## Materials provided
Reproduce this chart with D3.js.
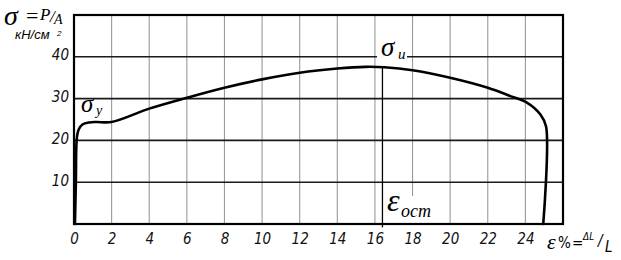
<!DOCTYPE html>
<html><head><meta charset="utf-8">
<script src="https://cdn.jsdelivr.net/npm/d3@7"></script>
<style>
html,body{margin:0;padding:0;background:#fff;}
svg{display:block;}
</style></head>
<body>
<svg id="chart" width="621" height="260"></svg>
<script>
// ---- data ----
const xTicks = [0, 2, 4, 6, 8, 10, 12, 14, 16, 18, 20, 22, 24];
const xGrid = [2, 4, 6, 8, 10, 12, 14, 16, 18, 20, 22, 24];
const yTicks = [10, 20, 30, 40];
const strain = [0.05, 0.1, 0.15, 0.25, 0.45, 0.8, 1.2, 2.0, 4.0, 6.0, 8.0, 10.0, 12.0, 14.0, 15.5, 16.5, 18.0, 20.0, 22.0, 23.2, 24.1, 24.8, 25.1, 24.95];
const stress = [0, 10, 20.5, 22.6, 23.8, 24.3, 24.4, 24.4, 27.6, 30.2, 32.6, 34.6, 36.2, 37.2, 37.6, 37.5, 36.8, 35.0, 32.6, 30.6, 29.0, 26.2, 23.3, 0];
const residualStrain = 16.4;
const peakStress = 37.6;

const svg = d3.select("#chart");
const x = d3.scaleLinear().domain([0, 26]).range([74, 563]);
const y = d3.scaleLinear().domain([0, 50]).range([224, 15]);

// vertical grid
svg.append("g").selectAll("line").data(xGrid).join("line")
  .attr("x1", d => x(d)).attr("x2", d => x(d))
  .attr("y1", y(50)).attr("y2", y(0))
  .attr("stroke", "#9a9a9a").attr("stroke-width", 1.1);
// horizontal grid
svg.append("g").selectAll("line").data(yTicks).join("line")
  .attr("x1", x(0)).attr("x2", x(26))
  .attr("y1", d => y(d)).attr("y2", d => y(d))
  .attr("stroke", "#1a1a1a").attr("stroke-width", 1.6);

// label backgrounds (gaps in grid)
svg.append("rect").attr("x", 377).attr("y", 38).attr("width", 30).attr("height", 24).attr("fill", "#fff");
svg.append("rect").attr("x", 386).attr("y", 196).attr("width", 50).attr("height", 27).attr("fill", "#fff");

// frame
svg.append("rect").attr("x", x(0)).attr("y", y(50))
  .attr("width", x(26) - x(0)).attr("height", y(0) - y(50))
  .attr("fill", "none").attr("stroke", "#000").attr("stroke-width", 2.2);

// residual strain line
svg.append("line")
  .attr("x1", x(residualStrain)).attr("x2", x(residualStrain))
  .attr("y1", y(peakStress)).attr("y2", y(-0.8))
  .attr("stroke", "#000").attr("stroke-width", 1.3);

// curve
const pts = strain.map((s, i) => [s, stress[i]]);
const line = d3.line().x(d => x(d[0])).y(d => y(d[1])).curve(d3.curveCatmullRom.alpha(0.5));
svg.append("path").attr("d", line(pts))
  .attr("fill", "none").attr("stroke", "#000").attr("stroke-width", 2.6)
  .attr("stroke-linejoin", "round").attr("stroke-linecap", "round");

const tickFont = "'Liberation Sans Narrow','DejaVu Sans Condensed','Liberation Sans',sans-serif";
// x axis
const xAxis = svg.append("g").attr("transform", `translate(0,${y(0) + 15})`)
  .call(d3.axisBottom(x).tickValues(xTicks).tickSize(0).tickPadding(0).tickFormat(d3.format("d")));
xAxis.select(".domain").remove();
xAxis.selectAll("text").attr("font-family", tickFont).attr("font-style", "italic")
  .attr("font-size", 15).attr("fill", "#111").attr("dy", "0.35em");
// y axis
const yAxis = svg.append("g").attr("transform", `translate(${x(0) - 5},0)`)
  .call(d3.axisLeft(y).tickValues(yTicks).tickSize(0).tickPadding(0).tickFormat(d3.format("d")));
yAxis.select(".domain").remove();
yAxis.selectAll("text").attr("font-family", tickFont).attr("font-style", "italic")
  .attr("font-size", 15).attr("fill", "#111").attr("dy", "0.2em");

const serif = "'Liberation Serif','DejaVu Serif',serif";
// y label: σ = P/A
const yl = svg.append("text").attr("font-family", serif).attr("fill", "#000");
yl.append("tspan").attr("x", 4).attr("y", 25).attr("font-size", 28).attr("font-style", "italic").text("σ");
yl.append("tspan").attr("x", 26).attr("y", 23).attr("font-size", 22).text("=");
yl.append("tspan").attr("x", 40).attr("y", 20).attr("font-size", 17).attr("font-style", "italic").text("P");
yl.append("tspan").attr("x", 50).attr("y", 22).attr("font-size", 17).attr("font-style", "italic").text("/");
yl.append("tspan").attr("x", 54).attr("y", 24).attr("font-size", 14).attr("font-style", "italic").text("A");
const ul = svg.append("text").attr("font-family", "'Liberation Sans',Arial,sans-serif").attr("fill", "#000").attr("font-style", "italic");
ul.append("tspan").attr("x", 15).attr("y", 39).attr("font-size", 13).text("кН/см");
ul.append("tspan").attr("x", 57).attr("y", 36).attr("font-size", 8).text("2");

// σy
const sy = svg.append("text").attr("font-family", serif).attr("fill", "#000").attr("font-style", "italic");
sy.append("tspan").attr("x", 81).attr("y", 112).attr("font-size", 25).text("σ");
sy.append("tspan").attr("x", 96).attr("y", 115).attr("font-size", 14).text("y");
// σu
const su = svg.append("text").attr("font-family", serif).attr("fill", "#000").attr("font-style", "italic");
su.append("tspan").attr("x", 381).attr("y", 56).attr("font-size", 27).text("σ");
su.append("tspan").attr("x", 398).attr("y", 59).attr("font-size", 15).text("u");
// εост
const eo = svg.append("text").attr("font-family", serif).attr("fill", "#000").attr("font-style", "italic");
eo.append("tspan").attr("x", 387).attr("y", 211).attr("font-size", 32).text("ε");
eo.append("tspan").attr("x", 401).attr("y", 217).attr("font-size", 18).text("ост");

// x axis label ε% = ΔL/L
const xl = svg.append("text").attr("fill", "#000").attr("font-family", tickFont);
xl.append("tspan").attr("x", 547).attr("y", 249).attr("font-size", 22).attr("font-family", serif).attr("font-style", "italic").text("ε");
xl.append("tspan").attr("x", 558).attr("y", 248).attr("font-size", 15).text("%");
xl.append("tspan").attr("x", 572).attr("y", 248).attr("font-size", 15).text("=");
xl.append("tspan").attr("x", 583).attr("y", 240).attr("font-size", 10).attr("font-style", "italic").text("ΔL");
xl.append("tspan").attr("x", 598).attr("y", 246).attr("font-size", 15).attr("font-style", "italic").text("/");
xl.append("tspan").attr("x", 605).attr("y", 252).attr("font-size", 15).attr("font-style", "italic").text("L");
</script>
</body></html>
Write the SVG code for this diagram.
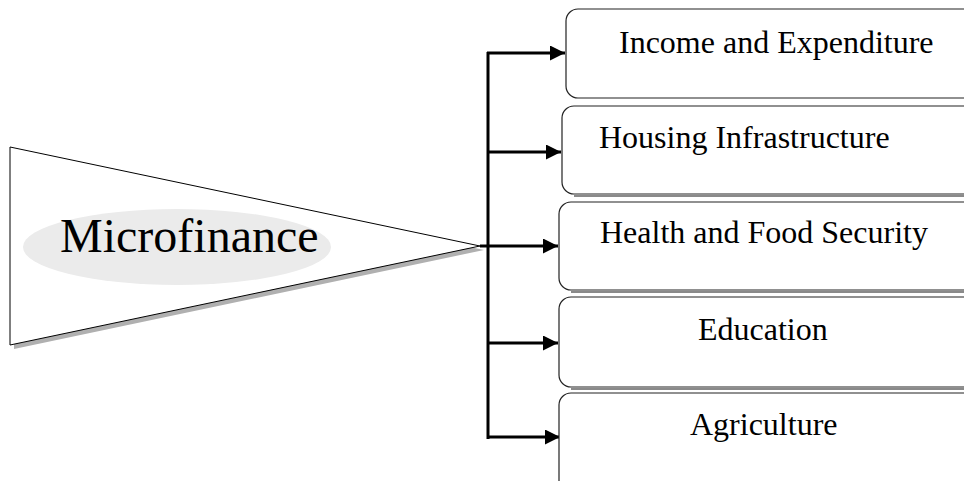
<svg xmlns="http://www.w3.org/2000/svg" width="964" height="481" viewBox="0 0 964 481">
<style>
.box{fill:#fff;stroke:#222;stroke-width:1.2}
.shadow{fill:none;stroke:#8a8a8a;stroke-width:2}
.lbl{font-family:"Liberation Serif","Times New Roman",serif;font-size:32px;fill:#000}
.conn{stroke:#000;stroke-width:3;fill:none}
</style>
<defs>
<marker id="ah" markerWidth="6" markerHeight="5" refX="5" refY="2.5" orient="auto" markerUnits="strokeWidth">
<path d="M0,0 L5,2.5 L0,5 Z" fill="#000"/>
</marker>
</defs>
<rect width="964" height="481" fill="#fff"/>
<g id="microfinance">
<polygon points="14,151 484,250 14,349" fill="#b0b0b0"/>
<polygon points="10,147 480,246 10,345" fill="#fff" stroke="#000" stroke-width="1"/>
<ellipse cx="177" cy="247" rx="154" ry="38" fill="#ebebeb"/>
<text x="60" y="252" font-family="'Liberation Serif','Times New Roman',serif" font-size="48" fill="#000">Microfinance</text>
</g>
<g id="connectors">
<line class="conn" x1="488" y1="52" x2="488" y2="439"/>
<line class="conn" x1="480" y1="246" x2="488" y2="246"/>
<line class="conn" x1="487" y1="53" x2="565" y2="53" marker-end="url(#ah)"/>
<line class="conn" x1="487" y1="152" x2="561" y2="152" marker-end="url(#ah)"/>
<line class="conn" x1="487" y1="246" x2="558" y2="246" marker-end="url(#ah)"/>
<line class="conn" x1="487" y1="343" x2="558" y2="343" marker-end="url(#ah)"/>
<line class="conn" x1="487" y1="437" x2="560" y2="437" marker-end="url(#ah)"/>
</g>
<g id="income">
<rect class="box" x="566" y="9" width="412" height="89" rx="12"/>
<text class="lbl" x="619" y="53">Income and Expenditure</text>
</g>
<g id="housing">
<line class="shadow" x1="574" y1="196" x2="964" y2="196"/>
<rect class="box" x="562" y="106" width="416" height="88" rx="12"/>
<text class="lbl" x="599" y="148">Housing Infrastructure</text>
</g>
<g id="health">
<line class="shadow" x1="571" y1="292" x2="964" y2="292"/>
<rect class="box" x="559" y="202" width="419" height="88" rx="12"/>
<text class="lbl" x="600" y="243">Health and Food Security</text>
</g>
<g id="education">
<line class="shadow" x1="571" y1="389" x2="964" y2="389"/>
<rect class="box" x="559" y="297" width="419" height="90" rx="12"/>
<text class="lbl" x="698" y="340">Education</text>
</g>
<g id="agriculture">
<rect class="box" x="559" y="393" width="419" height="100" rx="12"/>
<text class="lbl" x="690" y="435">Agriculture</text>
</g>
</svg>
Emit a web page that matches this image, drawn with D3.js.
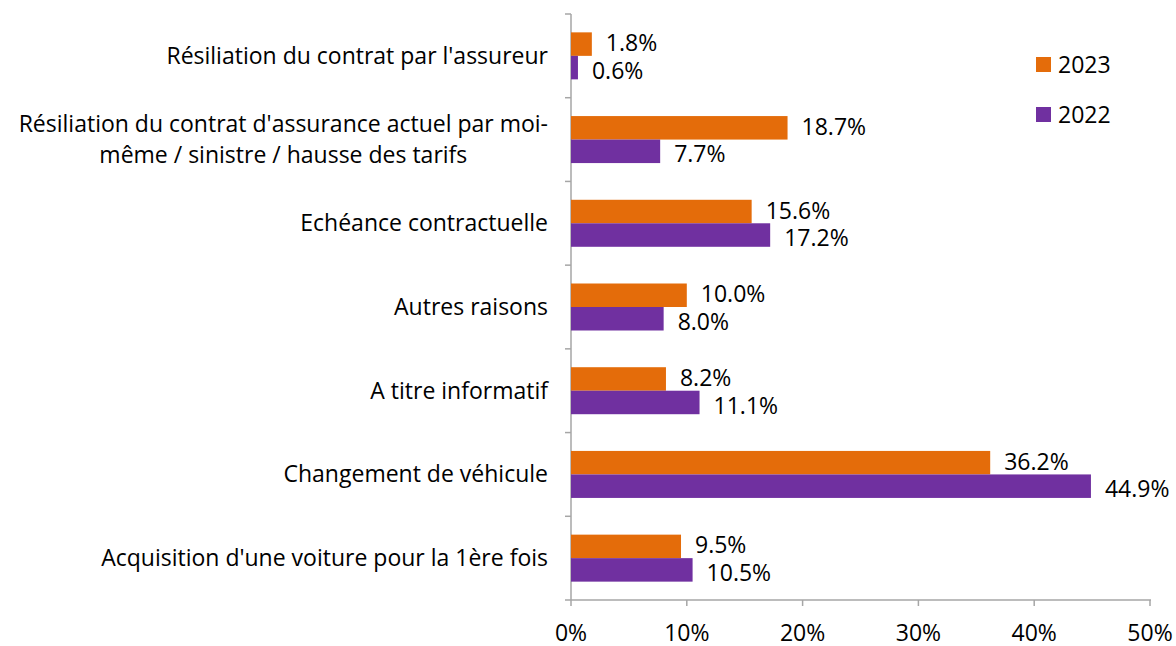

## Instruction
Gather all lines where the word "with" appears.

## Expected answer
Reproduce this chart with D3.js.
Emit a web page that matches this image, drawn with D3.js.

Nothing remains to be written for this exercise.